Additionally, founder pooling or diversification can help improve median outcomes. Startup outcomes are distributed in a power law, meaning that the majority of value accrues to the top and the winners take most, while risk is evenly distributed. The biggest startups will be much bigger than their next biggest cohort mates. Founder pooling and diversification can give founders VC-like expected returns and help founders reach the efficient frontier.
Lastly, Healthcare for founders and their families is a huge stumbling block. Healthcare costs have ballooned, so the potential downside for not having health insurance can be a huge obstacle to starting a company. Providing subsidized or free health insurance can give founders the slack they need to start. Childcare, too!

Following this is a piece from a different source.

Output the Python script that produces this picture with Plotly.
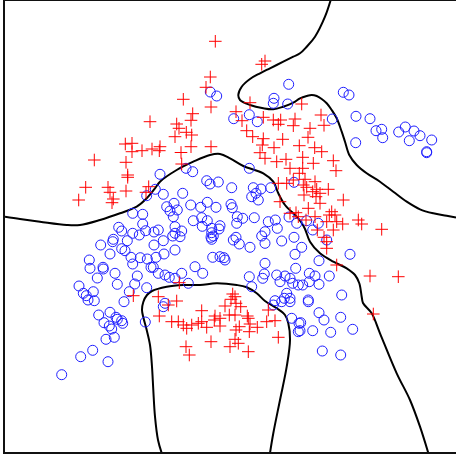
import plotly.graph_objects as go

# Class +1 samples (red crosses)
pos_x = [215.3, 261.7, 265, 210.3, 206, 183.3, 211, 192.7, 191, 176.7, 179, 175, 186.3, 191.7,
         160, 159.3, 181, 191, 211, 236, 250, 242, 263.3, 273.3, 280.7, 278.3, 295, 293.3, 301.7,
         246.7, 252.7, 263.3, 262.3, 260, 274, 282.7, 299.3, 150, 125.3, 132, 132, 142, 152,
         321, 324, 310, 308, 314.7, 321.7,
         94.3, 126, 127.7, 127.7, 85.7, 108, 110, 126, 148.7, 146, 78.7, 113.3, 112, 133.3,
         181.7, 265, 276.7, 286, 290, 278.3, 286.7, 293.3, 299.3, 280, 290, 296, 298.3,
         179.3, 158.3, 232.7, 235, 231,
         302.7, 313.3, 333.3, 336, 302.7, 305, 315, 303.3, 306.7, 312.7, 316.7, 320, 316, 320,
         328.3, 304, 343.3, 308.3, 331.7, 329.3, 335, 315, 306, 336.7, 342.7, 358.3, 361.7,
         326.7, 381.7, 317.3, 333.3, 324, 326.7, 326.7, 336.7, 370, 398.3,
         168.3, 176.7, 159.3, 201.7, 171.7, 178.3, 183.3, 186.7, 191.7, 198.3, 201.7, 206.7,
         215, 214.3, 220, 220, 225, 229.3, 235, 236, 240.7, 247.3, 248.3, 239.3, 236, 250,
         249.3, 257.3, 266.7, 275, 268.3, 278.3, 211, 235, 238.3, 230, 248.3, 186, 189.3, 373.3]
pos_y = [41.3, 64.3, 61, 77, 87.3, 99.3, 107, 113.7, 120.3, 124, 128.3, 136.7, 132.3, 135,
         146.7, 150.7, 152.5, 146.7, 146.7, 111.7, 102.7, 120.7, 117.3, 120, 120, 124.3, 119, 125.7, 104,
         130.7, 136.7, 138.7, 145, 152.7, 147.7, 139.3, 145.7, 121.7, 144, 143.3, 151.7, 150.7, 149,
         115, 125.3, 128.3, 137.3, 147.7, 151.7,
         160, 162.3, 175, 177.3, 187.3, 187.3, 192.3, 191, 186.7, 192.3, 200, 199, 202.7, 295.7,
         164, 158.3, 161.7, 159.3, 168.3, 183.3, 183.3, 180, 173.3, 201.7, 213.3, 212.7, 216.7,
         282.7, 296.7, 294, 296.7, 299.3,
         157.3, 163.3, 160.7, 170.7, 168.3, 179.3, 181.7, 185, 187.3, 191.7, 189.3, 193.3, 196.7, 203.3,
         189.3, 195, 200, 208.3, 211.7, 215, 215, 216.7, 220, 221.7, 224, 220, 224,
         221.7, 229.3, 230, 230, 237.3, 248.3, 241.7, 265, 276, 276.7,
         305, 301, 316, 310.7, 321.7, 321.7, 325, 328.3, 325, 323.3, 321.7, 327.3,
         316, 320, 318.3, 326, 306, 315, 315, 303.3, 306.7, 316, 318.3, 326.7, 330, 324,
         331.7, 327.3, 321.7, 320.7, 310, 337.3, 341.7, 339.3, 343.3, 346.7, 351.7, 346.7, 355, 314]

# Class -1 samples (blue circles)
neg_x = [210.3, 216.7, 233.7, 249.3, 257.3, 274, 273.3, 287.7, 288.7,
         343.3, 349, 332.3, 356, 370, 376, 381.7, 382.7, 398.7, 405.3, 414, 420, 409.3, 431.7,
         426.7, 355.7,
         146.7, 132.7, 142.7, 142.7, 118.7, 121.7, 132.7, 139.3, 145.7, 113.3, 112.7, 127.3,
         100.7, 121.7, 125, 110, 89.3, 90, 103, 103.3, 131, 132.7, 140.3, 147.3, 151, 115,
         97.3, 137.3, 117.3, 134.7, 79, 83.3, 86.3, 93.3, 129.3, 146.7, 88, 94.3, 124, 154, 154,
         98.7, 110, 104, 109.3, 111.7, 116, 117.3, 121.7, 122.7, 106, 114.3, 92.7, 80.7, 108,
         61.7, 145.3,
         186, 192.7, 160, 249.3, 206.7, 210, 218.3, 231.7, 253.3, 261, 256, 270.7, 294,
         163.3, 182.7, 155.3, 166.7, 174, 177.3, 190.7, 200.7, 207.3, 216, 231, 232.3, 258.3,
         251.7, 170, 173.3, 193.3, 201.7, 207.3, 220, 219, 202.3, 211.7, 237.3, 242.7, 254.3,
         236.7, 268.3, 275.3, 261.7, 265, 277.3, 296.7, 289, 158.3, 175, 175, 181.7, 172.7, 180,
         211.7, 213.3, 211, 211.7, 236, 233.3, 239.3, 281.7, 294, 265, 163.3, 164, 156, 175,
         250, 295, 212.7, 220, 224, 225, 265, 264.3, 262.7, 195, 202.7, 153.3, 158.3, 165,
         169.3, 175, 181.7, 188.3, 249.3, 251.7, 276.7, 285, 290, 295.7, 280, 292.7, 298.3,
         286.7, 284.3, 290, 275, 165,
         426.7, 306.7, 318.3, 312.7, 326.7, 301.7, 350, 319, 309.3, 315, 329.3, 319, 302.7,
         309.3, 341.7, 308.3,
         163.3, 273.3, 281.7, 290, 291.7, 299, 298.3,
         308.3, 319, 324, 340.7, 300.7, 312.7, 330.7, 352.7, 300, 322.3, 340.7]
neg_y = [92, 96, 118.7, 114.7, 121.7, 98.3, 103.3, 104, 84.3,
         92.3, 95, 119, 116.3, 118.7, 130.7, 129.3, 137.7, 132, 127, 131, 135.7, 140.7, 140,
         151.7, 142.7,
         195.7, 213.3, 214.3, 224, 227.3, 231, 233.3, 235, 230.7, 239.3, 241.7, 240.7,
         245, 248.7, 250.7, 254, 260, 268.3, 267.3, 269, 257.3, 264, 257.7, 259, 267.3, 273.3,
         278, 276, 284.3, 284, 286, 293.3, 295.7, 291.7, 291.7, 287.7, 300, 300.7, 301.7, 232, 245,
         315, 312.3, 322.7, 326, 329, 317.3, 319.3, 320.7, 323.3, 339.3, 337.3, 350.3, 356.7, 361.7,
         374.7, 322,
         168.3, 171.7, 174.3, 168.3, 180.7, 184, 182, 187.7, 187.7, 189, 193.3, 187.7, 182.3,
         194.3, 193.3, 189.3, 206.7, 203.3, 210, 205, 207.3, 202.3, 207.3, 204.3, 207.7, 200,
         196.7, 211, 216.7, 220.7, 217.7, 220.7, 225.7, 229, 226.3, 228.3, 216.7, 218.3, 217.7,
         223.3, 221.7, 220, 236, 231.7, 228.3, 223.3, 217, 230, 226.7, 233.3, 231, 236, 236.7,
         232.7, 236, 237.3, 239.3, 237.3, 240, 244, 241, 237.3, 243.3, 240.7, 254, 257.3, 250,
         247.3, 254.3, 257.3, 256.7, 257.7, 260, 263.3, 274, 278.3, 266.7, 273.3, 267.3, 273.3, 275,
         277.3, 278.3, 273.3, 283.3, 276.7, 286.7, 275, 276, 278.3, 268.3, 281.7, 283.3, 285,
         293.3, 298.3, 298.3, 300.7, 303.3,
         152.7, 220.7, 223.3, 230, 240, 247.3, 254.3, 260.7, 273.3, 276, 276, 284.3, 285,
         281.7, 295, 300,
         306.7, 305, 301.7, 301.7, 318.3, 323.3, 331.7,
         301.7, 312.7, 320, 317.3, 322.7, 330.7, 332.3, 329.3, 330.7, 351, 355]

# Decision boundary (zero level of the classifier), three separate branches
edge_a_x = [330.7, 325, 315, 306.7, 300, 293.3, 283.3, 270, 260, 250, 241.7, 238.3, 240, 250,
            263.3, 273.3, 283.3, 293.3, 300, 306.7, 311.7, 316.7, 321.7, 326.7, 331.7, 336.7,
            341.7, 345, 349.3, 356.7, 366.7, 380, 393.3, 406.7, 420, 433.3, 446.7, 456]
edge_a_y = [0, 16.7, 36.7, 46.7, 53.3, 56.7, 61.7, 68.3, 73.3, 79, 86.7, 95, 100, 105,
            108.3, 109.3, 106.7, 102.7, 98.3, 96, 95, 96, 99, 103.3, 110, 118.3,
            131.7, 141.7, 155, 165, 173.3, 181.7, 191.7, 201.7, 209.3, 213.3, 215.7, 217.5]

edge_b_x = [5, 20, 40, 66.7, 80, 100, 120, 136.7, 146.7, 155, 160, 176.7, 193.3, 210, 220,
            230, 243.3, 263.3, 273.3, 278.3, 285, 296.7, 301, 305, 310, 320, 333.3, 346.7,
            355, 359.3, 361.7, 363, 371.7, 380, 396.7, 410, 420, 428.3]
edge_b_y = [216.7, 219, 221.7, 225, 225, 220, 213.3, 206.7, 198.3, 188.3, 181.7, 170, 161.7,
            155, 154, 158.3, 166, 173.3, 181.7, 193.3, 205, 216.7, 222, 229, 241.7, 253.3,
            261.7, 268.3, 275, 283.3, 296.7, 303, 313.3, 333.3, 373.3, 400, 426.7, 453]

edge_c_x = [161.7, 158, 155, 153.3, 152, 150, 146.7, 143.5, 142, 143.3, 147, 152, 166.7,
            183.3, 200, 216.7, 236.7, 246.7, 256.7, 265, 276.7, 285, 288.3, 290, 286.7, 280,
            273.3, 270]
edge_c_y = [453, 440, 416.7, 390, 366.7, 345, 330, 318, 310, 302, 295, 291, 286.7,
            285, 285, 283.3, 285, 287.3, 293.3, 301, 308.3, 315, 323.3, 340, 366.7, 400,
            433.3, 453]

fig = go.Figure()

for bx, by in [(edge_a_x, edge_a_y), (edge_b_x, edge_b_y), (edge_c_x, edge_c_y)]:
    fig.add_trace(go.Scatter(
        x=bx, y=by, mode="lines", line=dict(color="black", width=2, shape="spline"),
        hoverinfo="skip", showlegend=False,
    ))

fig.add_trace(go.Scatter(
    x=neg_x, y=neg_y, mode="markers", showlegend=False,
    marker=dict(symbol="circle-open", size=10, color="#1f1fff", line=dict(width=1)),
))
fig.add_trace(go.Scatter(
    x=pos_x, y=pos_y, mode="markers", showlegend=False,
    marker=dict(symbol="cross-thin-open", size=9, color="#ff0000", line=dict(width=1, color="#ff0000")),
))

fig.update_layout(
    width=456, height=457,
    margin=dict(l=5, r=0, t=1, b=5),
    paper_bgcolor="white", plot_bgcolor="white",
    xaxis=dict(range=[5, 456], showgrid=False, zeroline=False, showticklabels=False,
               ticks="", showline=True, linecolor="#111111", linewidth=2, mirror=True),
    yaxis=dict(range=[452, 1], showgrid=False, zeroline=False, showticklabels=False,
               ticks="", showline=True, linecolor="#111111", linewidth=2, mirror=False),
)

fig.write_html("out.html")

Ultimately, removing all these six major bottlenecks can have a huge impact on increasing the global supply of founders, but they will be most effective if and only if we increase the cultural awareness of the value of becoming a founder.
We all have a finite amount of time in our careers. For those of us that want to maximize the amount of impact we have on the world with our time, joining or starting a high impact company ought to be the most appealing option for more people because of how much leverage it provides for the time invested.
Life is short, and you have one shot to do as much good as you can. Staying on the default path might seem like it’s low risk on the surface: your peers won’t laugh at you, everyone will nod their heads in recognition when you explain what you do at a party.
Becoming an entrepreneur can be made easier and less risky, but the act of entrepreneurship will always involve some degree of risk and challenge. To frame this reality in its proper light, we need to remind potential founders that real risk is that, if your goal is to be a founder, you want to get enough shots on goal to have a chance.